Ignacy Skorupka | |
---|---|
Religion | Roman Catholicism |
Personal | |
Nationality | Polish |
Born | Ignacy Jan Skorupka July 31, 1893 Warsaw, Vistula Land |
Died | August 14, 1920 Ossów, Second Polish Republic |
(aged 27)
Religious career | |
Ordination | January 26, 1916 |
Ignacy Skorupka (31 July 1893 – 14 August 1920) was a Polish priest, chaplain of the Polish Army. He died during the battle of Warsaw. He became one of the most famous casualties of the battle.
Ignacy Jan Skorupka was born on 31 July 1893 in Warsaw. He studied at the seminary in St. Petersburg. In 1916 he took his Holy Orders, and in 1918 he was briefly a parish priest in the Russian Empire.

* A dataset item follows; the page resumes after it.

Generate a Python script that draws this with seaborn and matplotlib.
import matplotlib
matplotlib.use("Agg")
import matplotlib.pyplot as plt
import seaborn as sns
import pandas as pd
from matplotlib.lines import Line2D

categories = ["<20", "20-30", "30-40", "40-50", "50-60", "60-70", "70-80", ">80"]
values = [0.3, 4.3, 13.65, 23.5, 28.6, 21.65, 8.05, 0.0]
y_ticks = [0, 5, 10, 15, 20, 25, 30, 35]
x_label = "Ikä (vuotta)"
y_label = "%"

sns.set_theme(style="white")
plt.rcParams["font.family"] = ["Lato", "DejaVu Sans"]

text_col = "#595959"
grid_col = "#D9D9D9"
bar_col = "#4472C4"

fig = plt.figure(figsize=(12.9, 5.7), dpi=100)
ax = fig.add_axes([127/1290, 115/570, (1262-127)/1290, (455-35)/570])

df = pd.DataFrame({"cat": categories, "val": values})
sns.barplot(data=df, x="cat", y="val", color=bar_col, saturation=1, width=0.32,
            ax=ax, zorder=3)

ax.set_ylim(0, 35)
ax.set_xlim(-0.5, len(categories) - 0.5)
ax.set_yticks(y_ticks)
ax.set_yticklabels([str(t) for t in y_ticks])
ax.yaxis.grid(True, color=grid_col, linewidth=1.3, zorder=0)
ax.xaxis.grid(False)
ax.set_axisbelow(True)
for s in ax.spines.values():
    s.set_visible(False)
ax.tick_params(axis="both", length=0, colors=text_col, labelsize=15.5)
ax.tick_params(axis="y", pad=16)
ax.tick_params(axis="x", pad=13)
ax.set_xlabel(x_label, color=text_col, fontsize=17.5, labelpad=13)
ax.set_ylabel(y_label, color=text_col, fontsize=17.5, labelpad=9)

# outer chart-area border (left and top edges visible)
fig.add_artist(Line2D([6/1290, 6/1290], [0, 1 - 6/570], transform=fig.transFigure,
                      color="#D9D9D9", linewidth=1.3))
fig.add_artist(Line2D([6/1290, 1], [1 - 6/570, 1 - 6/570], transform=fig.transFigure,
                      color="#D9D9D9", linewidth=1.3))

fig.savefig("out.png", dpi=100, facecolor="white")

In the chaotic times of the first stages of the Polish–Soviet War in 1918, he became one of the Polish regional leaders in the Kresy borderlands. Since the fall of 1918 he practiced his religious profession in Łódź, and from the fall of 1919, in the Polish capital of Warsaw. He has given several sermons in the St. John's Archcathedral.
In early July 1920 he volunteered as a military chaplain of the Polish Army, and was attached to the 236 Infantry Regiment of the Volunteer Army (later, part of the 36th Infantry Regiment). On the evening of 14 August he was killed at the battle of Ossów during polish counter-attack, part of the larger battle of Warsaw. Two different accounts of his death have surfaced. One suggest he was in the midst of Anointing of the Sick for a fatally wounded soldier when he, a noncombatant, was hit by an accidental bullet. Another, popularized by a Polish military dispatch from 16 August stated that chaplain Skorupka died while encouraging soldiers to advance, leading a charge in the front lines, with a cross in his hands.